A U.S. cruiser equipped with an advanced missile defense system docked in Japan on Tuesday, as concerns linger over North Korea's missile program.

The USS Shiloh, a cruiser equipped with Aegis technology, which is geared toward tracking and shooting down enemy missiles, sailed into the port of Yokosuka Tuesday morning.

"Shiloh's deployment builds upon the maritime detection and tracking capability already in place in the western Pacific," said U.S. Secretary of the Navy Donald C. Winter, who was on hand for the cruiser's arrival.

Protestors could be seen among the vessels that escorted the 570 foot-long cruiser into port. One small craft carried a sign that read "Stop MD," referring to missile defense.

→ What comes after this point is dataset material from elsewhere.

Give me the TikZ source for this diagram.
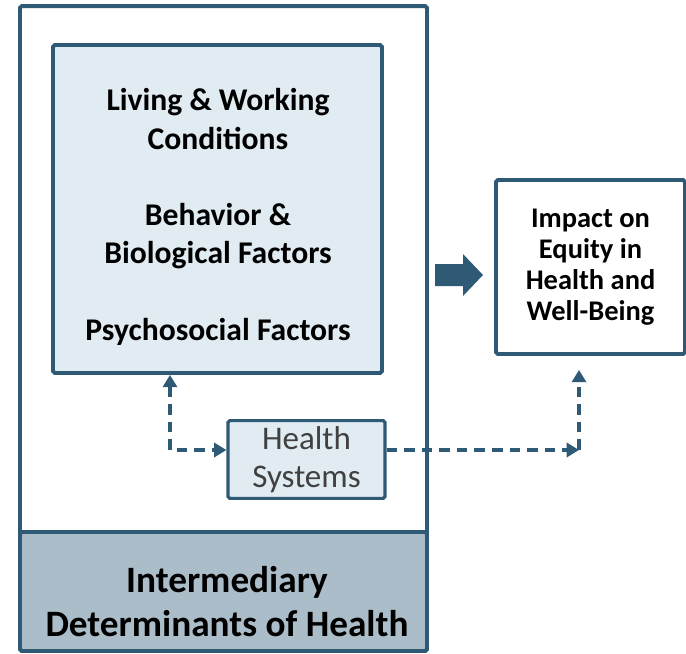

USS Shiloh's arrival came a day after Winter met with Japanese Foreign Minister Taro Aso. Aso hailed the cruiser's forthcoming deployment — which had been announced in April — as a buttress to the ballistic missile defense capabilities available in Japan.

The top U.S. commander in the Pacific, Adm. William Fallon, said last week that Washington and Tokyo plan to work closely to develop a joint missile shield to defend against threats posed by communist North Korea.

CountryWatch: North Korea

Those comments came in the wake of Pyongyang's test-firing in early July of seven missiles that fell harmlessly into the Sea of Japan. The tests prompted Japan to impose sanctions on the North and push for a punitive U.N. Security Council resolution.

North Korea accused Japan and the U.S. of preparing for a pre-emptive attack in the region, according to the North's official Korean Central News Agency.

"By introducing the MD with the political and military backing of the U.S., the Japanese reactionaries seek to provide a military guarantee for pre-emptive assaults on other countries and round off the capability to mount a pre-emptive attack" on North Korea, KCNA reported Tuesday, quoting the Minju Joson newspaper.

The U.S. Navy already had eight Aegis-equipped vessels in Yokosuka, southwest of Tokyo. In July, the USS Shiloh — which replaces the guided missile cruiser USS Chancellorville in Yokosuka — demonstrated its ability to shoot down missile warheads in a landmark test off Hawaii.

Japan and the U.S. also agreed earlier this year to deploy jointly produced advanced Patriot interceptor missiles on American bases in Japan for the first time.

The U.S. has about 50,000 troops in bases across Japan under a bilateral security pact.